[Data supplied]
----

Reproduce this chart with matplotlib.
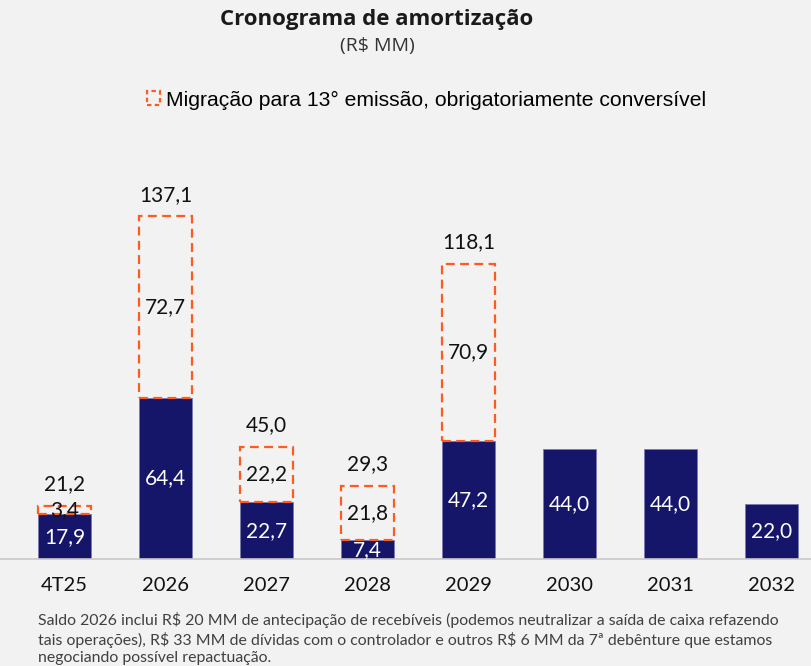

----

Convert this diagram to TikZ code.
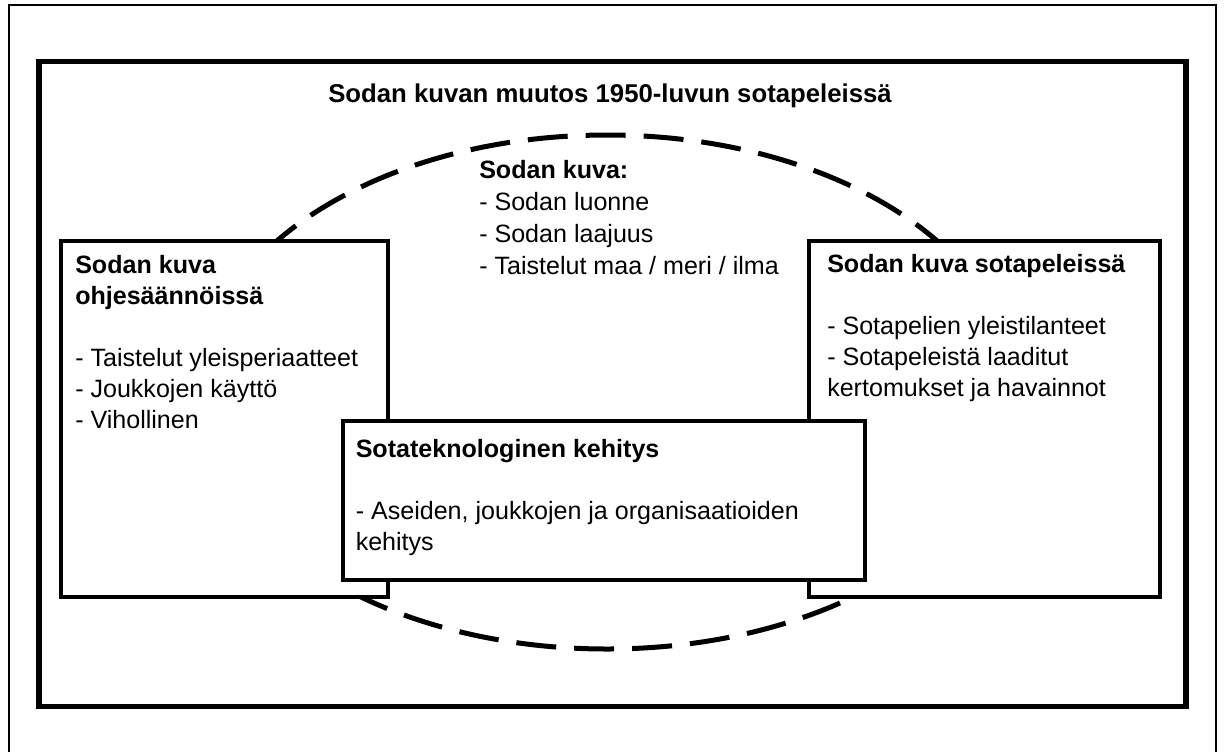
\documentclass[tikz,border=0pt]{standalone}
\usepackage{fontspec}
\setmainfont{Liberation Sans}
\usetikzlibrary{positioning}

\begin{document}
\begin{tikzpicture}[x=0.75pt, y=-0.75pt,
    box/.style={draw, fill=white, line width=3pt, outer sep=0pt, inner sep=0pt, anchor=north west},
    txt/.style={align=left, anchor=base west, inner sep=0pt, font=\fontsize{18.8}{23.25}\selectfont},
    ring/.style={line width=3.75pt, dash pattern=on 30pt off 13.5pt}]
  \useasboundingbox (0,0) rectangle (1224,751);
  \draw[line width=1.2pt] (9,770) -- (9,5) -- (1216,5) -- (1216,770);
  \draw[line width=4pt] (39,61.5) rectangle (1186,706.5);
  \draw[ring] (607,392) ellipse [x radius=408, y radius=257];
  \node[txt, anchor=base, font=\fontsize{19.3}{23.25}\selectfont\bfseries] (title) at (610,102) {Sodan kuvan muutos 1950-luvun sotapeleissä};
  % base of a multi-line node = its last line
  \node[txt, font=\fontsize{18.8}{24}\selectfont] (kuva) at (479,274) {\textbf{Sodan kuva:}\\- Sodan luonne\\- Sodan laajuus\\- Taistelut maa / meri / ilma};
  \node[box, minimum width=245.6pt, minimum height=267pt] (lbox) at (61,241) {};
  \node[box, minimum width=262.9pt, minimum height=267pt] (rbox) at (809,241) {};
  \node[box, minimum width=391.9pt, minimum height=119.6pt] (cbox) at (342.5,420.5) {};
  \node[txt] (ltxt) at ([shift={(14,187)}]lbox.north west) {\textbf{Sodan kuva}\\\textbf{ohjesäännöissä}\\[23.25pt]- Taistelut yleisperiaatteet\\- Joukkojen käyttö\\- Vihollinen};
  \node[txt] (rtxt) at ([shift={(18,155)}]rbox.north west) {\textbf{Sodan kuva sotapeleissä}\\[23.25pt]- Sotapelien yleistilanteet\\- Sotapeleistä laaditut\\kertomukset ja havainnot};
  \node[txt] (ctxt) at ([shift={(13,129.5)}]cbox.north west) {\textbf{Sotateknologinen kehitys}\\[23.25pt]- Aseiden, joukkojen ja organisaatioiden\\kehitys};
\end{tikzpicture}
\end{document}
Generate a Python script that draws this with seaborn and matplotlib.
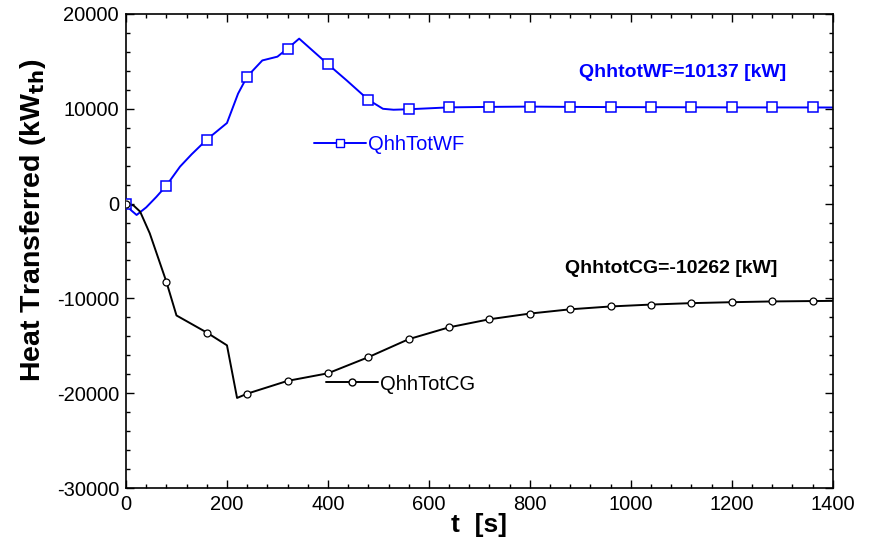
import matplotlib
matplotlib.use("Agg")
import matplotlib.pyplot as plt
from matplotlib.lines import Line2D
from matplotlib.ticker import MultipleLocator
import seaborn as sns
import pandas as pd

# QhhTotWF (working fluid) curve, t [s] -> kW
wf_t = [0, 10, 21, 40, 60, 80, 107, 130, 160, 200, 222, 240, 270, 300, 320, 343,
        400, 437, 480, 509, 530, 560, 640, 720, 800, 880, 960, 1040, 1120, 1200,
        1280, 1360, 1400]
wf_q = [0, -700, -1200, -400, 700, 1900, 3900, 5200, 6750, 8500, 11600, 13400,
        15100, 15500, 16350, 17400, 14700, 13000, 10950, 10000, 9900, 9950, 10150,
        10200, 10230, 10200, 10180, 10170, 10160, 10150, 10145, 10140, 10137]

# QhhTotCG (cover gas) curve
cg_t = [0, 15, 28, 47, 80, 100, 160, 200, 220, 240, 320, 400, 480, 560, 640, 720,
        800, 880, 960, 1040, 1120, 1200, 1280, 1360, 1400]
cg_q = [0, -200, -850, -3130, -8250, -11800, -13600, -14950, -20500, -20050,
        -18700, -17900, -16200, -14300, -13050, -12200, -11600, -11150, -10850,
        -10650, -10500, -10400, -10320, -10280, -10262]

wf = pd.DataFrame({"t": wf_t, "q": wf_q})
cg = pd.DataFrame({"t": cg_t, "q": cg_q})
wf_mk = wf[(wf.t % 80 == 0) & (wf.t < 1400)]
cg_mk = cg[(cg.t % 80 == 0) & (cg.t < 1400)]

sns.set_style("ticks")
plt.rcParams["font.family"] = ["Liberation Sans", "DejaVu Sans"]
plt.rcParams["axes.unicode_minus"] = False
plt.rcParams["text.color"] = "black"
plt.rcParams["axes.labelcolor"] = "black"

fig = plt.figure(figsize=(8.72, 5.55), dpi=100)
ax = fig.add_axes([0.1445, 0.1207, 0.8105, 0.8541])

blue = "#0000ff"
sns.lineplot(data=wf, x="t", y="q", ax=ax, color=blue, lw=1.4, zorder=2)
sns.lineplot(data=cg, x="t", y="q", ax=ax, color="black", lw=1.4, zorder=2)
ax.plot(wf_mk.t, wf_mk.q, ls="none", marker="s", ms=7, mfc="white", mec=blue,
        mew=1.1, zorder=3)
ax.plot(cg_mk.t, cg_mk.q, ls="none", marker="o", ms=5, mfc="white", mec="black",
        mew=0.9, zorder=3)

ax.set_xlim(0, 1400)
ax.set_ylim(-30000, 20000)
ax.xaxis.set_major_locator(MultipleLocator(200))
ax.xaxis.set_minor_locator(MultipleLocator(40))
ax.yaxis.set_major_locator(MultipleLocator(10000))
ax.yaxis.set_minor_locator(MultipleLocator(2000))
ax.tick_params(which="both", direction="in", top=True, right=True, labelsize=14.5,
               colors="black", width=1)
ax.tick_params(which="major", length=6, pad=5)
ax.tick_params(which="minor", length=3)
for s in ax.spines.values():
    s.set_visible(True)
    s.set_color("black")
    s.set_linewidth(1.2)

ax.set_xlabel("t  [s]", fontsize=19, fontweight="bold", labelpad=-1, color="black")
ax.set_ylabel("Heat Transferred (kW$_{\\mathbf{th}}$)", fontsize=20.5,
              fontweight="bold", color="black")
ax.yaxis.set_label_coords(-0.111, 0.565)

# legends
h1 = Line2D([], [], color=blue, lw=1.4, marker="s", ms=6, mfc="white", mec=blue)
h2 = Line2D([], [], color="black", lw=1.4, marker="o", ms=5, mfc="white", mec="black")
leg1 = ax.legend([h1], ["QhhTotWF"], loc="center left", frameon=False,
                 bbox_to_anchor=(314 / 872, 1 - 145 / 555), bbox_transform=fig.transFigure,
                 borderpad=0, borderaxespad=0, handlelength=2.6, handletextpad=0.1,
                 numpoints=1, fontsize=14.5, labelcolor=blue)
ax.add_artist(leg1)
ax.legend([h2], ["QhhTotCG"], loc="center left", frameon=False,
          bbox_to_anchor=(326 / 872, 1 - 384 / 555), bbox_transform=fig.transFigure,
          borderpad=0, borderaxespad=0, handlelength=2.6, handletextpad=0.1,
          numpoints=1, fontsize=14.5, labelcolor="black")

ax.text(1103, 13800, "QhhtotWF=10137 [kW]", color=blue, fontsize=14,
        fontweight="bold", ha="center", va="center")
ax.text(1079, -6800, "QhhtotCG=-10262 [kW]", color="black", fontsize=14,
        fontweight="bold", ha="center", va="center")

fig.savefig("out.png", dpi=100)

----

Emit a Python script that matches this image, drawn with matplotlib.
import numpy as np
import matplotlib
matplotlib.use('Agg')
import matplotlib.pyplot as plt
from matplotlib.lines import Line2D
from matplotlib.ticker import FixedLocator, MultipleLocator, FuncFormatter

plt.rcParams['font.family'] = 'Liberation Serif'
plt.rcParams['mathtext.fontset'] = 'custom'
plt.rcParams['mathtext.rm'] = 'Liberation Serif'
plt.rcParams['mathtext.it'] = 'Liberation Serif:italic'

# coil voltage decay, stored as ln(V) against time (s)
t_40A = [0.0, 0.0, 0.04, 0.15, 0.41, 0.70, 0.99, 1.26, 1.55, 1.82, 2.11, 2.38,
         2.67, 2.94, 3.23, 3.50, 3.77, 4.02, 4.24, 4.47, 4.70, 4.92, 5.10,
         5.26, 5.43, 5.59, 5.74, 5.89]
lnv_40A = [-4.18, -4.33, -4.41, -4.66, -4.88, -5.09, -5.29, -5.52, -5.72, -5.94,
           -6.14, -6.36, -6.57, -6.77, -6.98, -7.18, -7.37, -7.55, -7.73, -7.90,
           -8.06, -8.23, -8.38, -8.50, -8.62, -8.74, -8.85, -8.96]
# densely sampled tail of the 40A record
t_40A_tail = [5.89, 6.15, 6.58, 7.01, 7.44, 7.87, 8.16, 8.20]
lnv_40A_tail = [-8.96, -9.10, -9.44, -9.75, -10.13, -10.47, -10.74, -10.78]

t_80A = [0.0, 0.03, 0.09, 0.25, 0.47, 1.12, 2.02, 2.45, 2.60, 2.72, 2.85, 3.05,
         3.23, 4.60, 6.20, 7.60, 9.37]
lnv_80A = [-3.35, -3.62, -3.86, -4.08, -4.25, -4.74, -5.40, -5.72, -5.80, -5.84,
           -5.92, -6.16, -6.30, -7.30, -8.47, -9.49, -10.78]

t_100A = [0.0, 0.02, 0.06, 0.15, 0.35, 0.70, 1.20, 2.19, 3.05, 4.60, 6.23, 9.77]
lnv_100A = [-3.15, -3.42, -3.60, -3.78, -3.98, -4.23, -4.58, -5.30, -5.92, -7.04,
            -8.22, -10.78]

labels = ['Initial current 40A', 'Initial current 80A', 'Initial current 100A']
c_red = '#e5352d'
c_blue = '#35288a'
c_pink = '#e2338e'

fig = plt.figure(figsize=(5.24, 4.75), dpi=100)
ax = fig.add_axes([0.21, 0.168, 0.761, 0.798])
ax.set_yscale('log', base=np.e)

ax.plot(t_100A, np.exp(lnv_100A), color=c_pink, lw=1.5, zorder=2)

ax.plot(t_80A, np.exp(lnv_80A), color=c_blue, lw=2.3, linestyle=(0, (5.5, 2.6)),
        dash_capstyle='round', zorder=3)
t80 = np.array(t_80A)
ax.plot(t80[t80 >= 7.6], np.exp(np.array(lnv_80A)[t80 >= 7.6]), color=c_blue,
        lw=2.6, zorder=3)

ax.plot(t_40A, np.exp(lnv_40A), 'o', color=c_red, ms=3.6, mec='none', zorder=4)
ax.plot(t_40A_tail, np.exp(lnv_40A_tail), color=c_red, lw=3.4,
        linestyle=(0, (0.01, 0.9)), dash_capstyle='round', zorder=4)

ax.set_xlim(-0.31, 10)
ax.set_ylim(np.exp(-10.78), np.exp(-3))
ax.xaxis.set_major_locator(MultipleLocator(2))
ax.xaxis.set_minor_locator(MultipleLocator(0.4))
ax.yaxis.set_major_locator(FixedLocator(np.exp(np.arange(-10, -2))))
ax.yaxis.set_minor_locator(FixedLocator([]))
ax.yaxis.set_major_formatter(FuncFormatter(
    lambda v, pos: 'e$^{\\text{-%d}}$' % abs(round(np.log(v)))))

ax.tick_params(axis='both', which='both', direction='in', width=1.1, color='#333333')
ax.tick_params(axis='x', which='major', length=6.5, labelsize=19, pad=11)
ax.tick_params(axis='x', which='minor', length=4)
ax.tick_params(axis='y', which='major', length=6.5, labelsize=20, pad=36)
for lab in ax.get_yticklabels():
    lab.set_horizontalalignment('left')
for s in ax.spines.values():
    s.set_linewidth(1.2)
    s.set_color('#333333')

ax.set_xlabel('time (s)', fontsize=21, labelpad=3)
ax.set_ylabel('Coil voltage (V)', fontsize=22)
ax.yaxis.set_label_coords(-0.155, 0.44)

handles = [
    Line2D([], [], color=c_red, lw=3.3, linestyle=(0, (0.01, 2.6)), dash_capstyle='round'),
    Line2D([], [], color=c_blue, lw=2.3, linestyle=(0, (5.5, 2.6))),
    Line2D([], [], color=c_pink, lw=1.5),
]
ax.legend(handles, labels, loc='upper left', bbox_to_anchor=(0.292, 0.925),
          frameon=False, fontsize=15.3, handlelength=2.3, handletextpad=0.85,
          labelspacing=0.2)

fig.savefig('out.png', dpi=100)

----

[Aim] Only the lines starting at the line with "Generate a Python" and ending at the line with "10145, 10140, 10137]" should be printed again, exactly and with both ends kept; omit the pictures.

[Task answer]
Generate a Python script that draws this with seaborn and matplotlib.
import matplotlib
matplotlib.use("Agg")
import matplotlib.pyplot as plt
from matplotlib.lines import Line2D
from matplotlib.ticker import MultipleLocator
import seaborn as sns
import pandas as pd

# QhhTotWF (working fluid) curve, t [s] -> kW
wf_t = [0, 10, 21, 40, 60, 80, 107, 130, 160, 200, 222, 240, 270, 300, 320, 343,
        400, 437, 480, 509, 530, 560, 640, 720, 800, 880, 960, 1040, 1120, 1200,
        1280, 1360, 1400]
wf_q = [0, -700, -1200, -400, 700, 1900, 3900, 5200, 6750, 8500, 11600, 13400,
        15100, 15500, 16350, 17400, 14700, 13000, 10950, 10000, 9900, 9950, 10150,
        10200, 10230, 10200, 10180, 10170, 10160, 10150, 10145, 10140, 10137]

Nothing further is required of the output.